The vendor who's honest about their machine's limits is the one you can trust. A machine that claims to cut 1-inch steel and also engrave fine paper is lying. The XTool F1 Ultra, for instance, is clear: its fiber laser is for marking and light cutting of thin metals, not heavy industrial cutting. That honesty is a good sign.
Final Pre-Check: Don't Forget the "Soft" Costs
Before you click buy, run this by your checklist:
- Ventilation & Safety: All lasers produce fumes. You need an exhaust system (like a fan and ducting) that meets the machine's CFM requirements. This can add $200-$500.
- Software Learning Curve: The machine comes with software, but is it intuitive? For vector files, you'll likely use LightBurn (a $60 license, but worth it). Factor in a week of tinkering time.
- Material Testing: Budget $100-$200 for sample materials (different woods, acrylics, metals) to dial in your power/speed settings. The preset libraries are guides, not gospel.
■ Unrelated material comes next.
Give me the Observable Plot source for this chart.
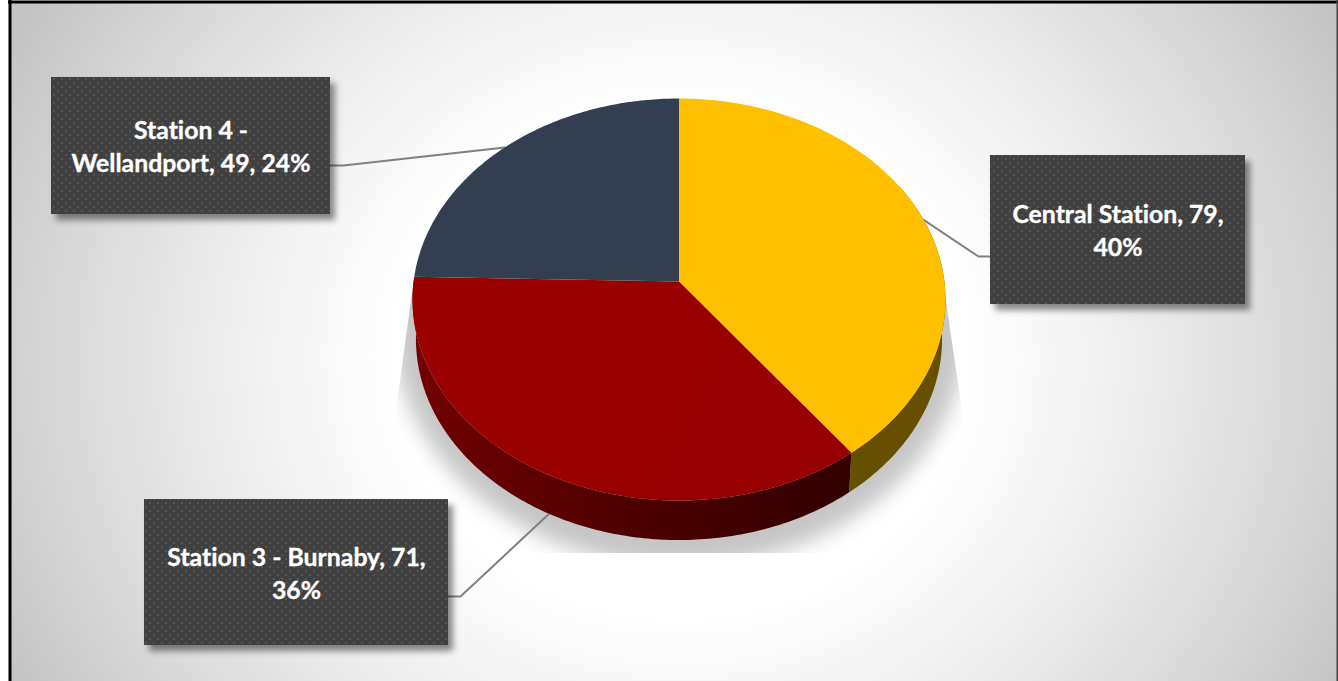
<!DOCTYPE html>
<html>
<head>
<meta charset="utf-8">
<script src="https://cdn.jsdelivr.net/npm/d3@7"></script>
<script src="https://cdn.jsdelivr.net/npm/@observablehq/plot@0.6"></script>
<style>
  html, body { margin: 0; padding: 0; background: #fff; overflow: hidden; }
  svg { display: block; }
  svg text { font-variant-ligatures: none; }
</style>
</head>
<body>
<div id="chart"></div>
<script>
// Ridership by station
const stations = ["Central Station", "Station 3 - Burnaby", "Station 4 - Wellandport"];
const counts = [79, 71, 49];
const percents = [40, 36, 24];
const wrapAfter = [20, 24, 11];

const faceColors = ["#FFC000", "url(#redFace)", "#333F50"];
const sideColors = ["#665000", "url(#redSide)", "#1f2733"];

// Label boxes and the elbow of each leader line
const boxX1 = [990, 144, 51];
const boxX2 = [1245, 448, 330];
const boxY1 = [155, 499, 77];
const boxY2 = [304, 645, 214];
const elbowX = [978, 460, 343];
const elbowY = [256, 596, 165];
const stubX = [990, 448, 330];

// Tilted disc: a circle seen in perspective, with a lower rim for the thickness
const tilt = {cx: 678.5, cy: 281, rx: 265.4, ry: 199.4, k: 0.0896};
const rim = {rx: 262, drop: 39.5};

const project = (a, lower = false) => {
  const u = Math.sin(a), v = -Math.cos(a), d = 1 - tilt.k * v;
  return {
    x: tilt.cx + (lower ? rim.rx : tilt.rx) * u / d,
    y: tilt.cy + (lower ? rim.drop : 0) + tilt.ry * v / d
  };
};

const arcSamples = (a0, a1) => {
  const n = Math.max(2, Math.ceil(Math.abs(a1 - a0) / (Math.PI / 240)));
  return d3.range(n + 1).map(i => a0 + (a1 - a0) * i / n);
};

const slices = d3.pie().sort(null).startAngle(0).endAngle(2 * Math.PI)(counts);

const faces = slices.map(s => [
  {x: tilt.cx, y: tilt.cy},
  ...arcSamples(s.startAngle, s.endAngle).map(a => project(a))
]);

// Only the front of the disc shows its side wall
const sideFrom = [Math.PI / 3, slices[1].startAngle];
const sideTo = [slices[0].endAngle, slices[1].endAngle];
const sides = sideFrom.map((from, i) => [
  ...arcSamples(from, sideTo[i]).map(a => project(a)),
  ...arcSamples(sideTo[i], from).map(a => project(a, true))
]);

// Soft floor shadow under the disc, cut by its own bounding shape
const floorShadow = arcSamples(0, 2 * Math.PI).map(a => ({
  x: tilt.cx + 1 + 287 * Math.sin(a),
  y: 325 + 241 * -Math.cos(a)
}));
const shadowBounds = "413,285 396,410 396,553 962,553 962,410 945,295";

const mids = slices.map(s => (s.startAngle + s.endAngle) / 2);
const leaders = mids.map((a, i) => [
  project(a, i === 1),
  {x: elbowX[i], y: elbowY[i]},
  {x: stubX[i], y: elbowY[i]}
]);

const labels = stations.map((name, i) => {
  const text = `${name}, ${counts[i]}, ${percents[i]}%`;
  return {
    text: text.slice(0, wrapAfter[i]).trimEnd() + "\n" + text.slice(wrapAfter[i]).trimStart(),
    x: (boxX1[i] + boxX2[i]) / 2,
    y: (boxY1[i] + boxY2[i]) / 2 - 1,
    x1: boxX1[i], x2: boxX2[i], y1: boxY1[i], y2: boxY2[i]
  };
});

const defs = () => {
  const svg = d3.create("svg:defs");
  const bg = svg.append("radialGradient").attr("id", "paper")
    .attr("gradientUnits", "userSpaceOnUse")
    .attr("cx", 0).attr("cy", 0).attr("r", 1)
    .attr("gradientTransform", "translate(680 360) scale(760 680)");
  [[0, "#ffffff"], [0.38, "#ffffff"], [0.66, "#e8e8e8"], [1, "#c4c4c4"]].forEach(([o, c]) =>
    bg.append("stop").attr("offset", o).attr("stop-color", c));

  const side = svg.append("linearGradient").attr("id", "redSide")
    .attr("gradientUnits", "userSpaceOnUse")
    .attr("x1", 415).attr("x2", 850).attr("y1", 0).attr("y2", 0);
  [[0, "#720000"], [0.5, "#4d0000"], [1, "#330000"]].forEach(([o, c]) =>
    side.append("stop").attr("offset", o).attr("stop-color", c));

  const face = svg.append("linearGradient").attr("id", "redFace")
    .attr("gradientUnits", "userSpaceOnUse")
    .attr("x1", 415).attr("x2", 850).attr("y1", 280).attr("y2", 500);
  [[0, "#9b0000"], [1, "#960000"]].forEach(([o, c]) =>
    face.append("stop").attr("offset", o).attr("stop-color", c));

  const dots = svg.append("pattern").attr("id", "dots")
    .attr("patternUnits", "userSpaceOnUse").attr("width", 8).attr("height", 8);
  dots.append("rect").attr("width", 8).attr("height", 8).attr("fill", "#404040");
  [[2, 3], [6, 7]].forEach(([x, y]) =>
    dots.append("circle").attr("cx", x).attr("cy", y).attr("r", 1).attr("fill", "#5c5c5c"));

  svg.append("clipPath").attr("id", "shadowBounds")
    .attr("clipPathUnits", "userSpaceOnUse")
    .append("polygon").attr("points", shadowBounds);
  return svg.node();
};

// Wraps a mark's group so the clip sits outside its blur
const clipped = (id) => (index, scales, values, dimensions, context, next) => {
  const inner = next(index, scales, values, dimensions, context);
  const outer = d3.create("svg:g").attr("clip-path", `url(#${id})`);
  outer.node().appendChild(inner);
  return outer.node();
};

const closed = (points, fill) => Plot.line(points, {
  x: "x", y: "y", fill, stroke: "none", curve: "linear-closed"
});

const plot = Plot.plot({
  width: 1338,
  height: 681,
  margin: 0,
  x: {domain: [0, 1338], range: [0, 1338], axis: null},
  y: {domain: [0, 681], range: [0, 681], axis: null},
  style: {background: "#fff"},
  marks: [
    defs,
    Plot.rect([{}], {x1: () => 10, x2: () => 1337, y1: () => 2, y2: () => 681, fill: "url(#paper)"}),
    Plot.line(floorShadow, {
      x: "x", y: "y", fill: "#c6c6c6", stroke: "none", curve: "linear-closed",
      imageFilter: "blur(10px)", render: clipped("shadowBounds")
    }),
    ...leaders.map(points => Plot.line(points, {x: "x", y: "y", stroke: "#808080", strokeWidth: 2})),
    ...sides.map((points, i) => closed(points, sideColors[i])),
    ...faces.map((points, i) => closed(points, faceColors[i])),
    Plot.rect(labels, {
      x1: "x1", x2: "x2", y1: "y1", y2: "y2", fill: "url(#dots)",
      imageFilter: "drop-shadow(5px 6px 3px rgba(0,0,0,0.45))"
    }),
    Plot.text(labels, {
      x: "x", y: "y", text: "text", fill: "#fff", stroke: "#fff", strokeWidth: 0.35,
      fontFamily: "Lato", fontWeight: 700, fontSize: 24.8, lineHeight: 1.33,
      textAnchor: "middle"
    }),
    Plot.ruleX([9.5], {stroke: "#000", strokeWidth: 3}),
    Plot.ruleY([1.5], {x1: () => 8, x2: () => 1338, stroke: "#000", strokeWidth: 3}),
    Plot.ruleX([1337], {stroke: "#444", strokeWidth: 2})
  ]
});

document.getElementById("chart").appendChild(plot);
</script>
</body>
</html>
- Reference the Specs: Always check the actual engraving area (not just the machine size). For example, a common spec is 300 DPI for detailed engraving (Source: Print Resolution Standards). A machine that can't hit that will produce pixelated images.
If I remember correctly, my biggest mistake was buying for a hypothetical future need instead of the jobs on my desk today. Buy the tool for the work you have, not the work you dream of. That focus will save you thousands and a lot of frustration.